UNPUBLISHED
UNITED STATES COURT OF APPEALS
FOR THE FOURTH CIRCUIT
No. 14-4248
UNITED STATES OF AMERICA,
Plaintiff – Appellee,
v.
CHESTER LAMAR WHEELESS,
Defendant - Appellant.
Appeal from the United States District Court for the Eastern
District of North Carolina, at Raleigh. James C. Fox, Senior
District Judge. (5:13-cr-00238-F-1)
Submitted: November 20, 2014 Decided: December 9, 2014
Before KING, DUNCAN, and FLOYD, Circuit Judges.
Dismissed by unpublished per curiam opinion.
Thomas P. McNamara, Federal Public Defender, Stephen C. Gordon,
Assistant Federal Public Defender, Raleigh, North Carolina, for
Appellant. Thomas G. Walker, United States Attorney, Jennifer P.

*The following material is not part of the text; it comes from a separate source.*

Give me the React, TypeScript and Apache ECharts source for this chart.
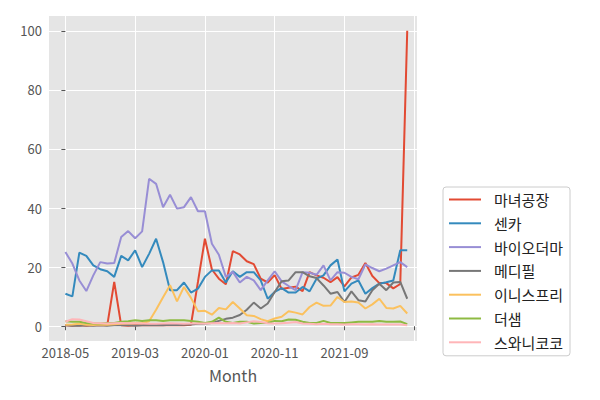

May-Parker, Phillip A. Rubin, Assistant United States Attorneys,
Raleigh, North Carolina, for Appellee.
Unpublished opinions are not binding precedent in this circuit.
PER CURIAM:
Chester Lamar Wheeless pleaded guilty to obstruction
of commerce by robbery, in violation of 18 U.S.C. § 1951 (2012),
and brandishing a firearm in relation to a crime of violence, in
violation of 18 U.S.C. § 924(c)(1)(A)(ii) (2012). The district
court sentenced Wheeless to 141 months of imprisonment and he
now appeals. For the reasons that follow, we dismiss the
appeal.
On appeal, Wheeless argues that the district court
plainly erred in failing to provide him an opportunity to
withdraw his guilty plea after rejecting one of the non-binding
Guidelines stipulations in the plea agreement. The Government
has asserted that Wheeless’ appellate waiver in the plea
agreement bars review of this claim.
Pursuant to a plea agreement, a defendant may waive
his appellate rights under 18 U.S.C. § 3742 (2012). United
States v. Wiggins, 905 F.2d 51, 53 (4th Cir. 1990). A waiver
will preclude appeal of a specific issue if the waiver is valid
and the issue is within the scope of the waiver. United
States v. Blick, 408 F.3d 162, 168 (4th Cir. 2005). Whether a
defendant validly waived his right to appeal is a question of
law that this court reviews de novo. Id. at 168.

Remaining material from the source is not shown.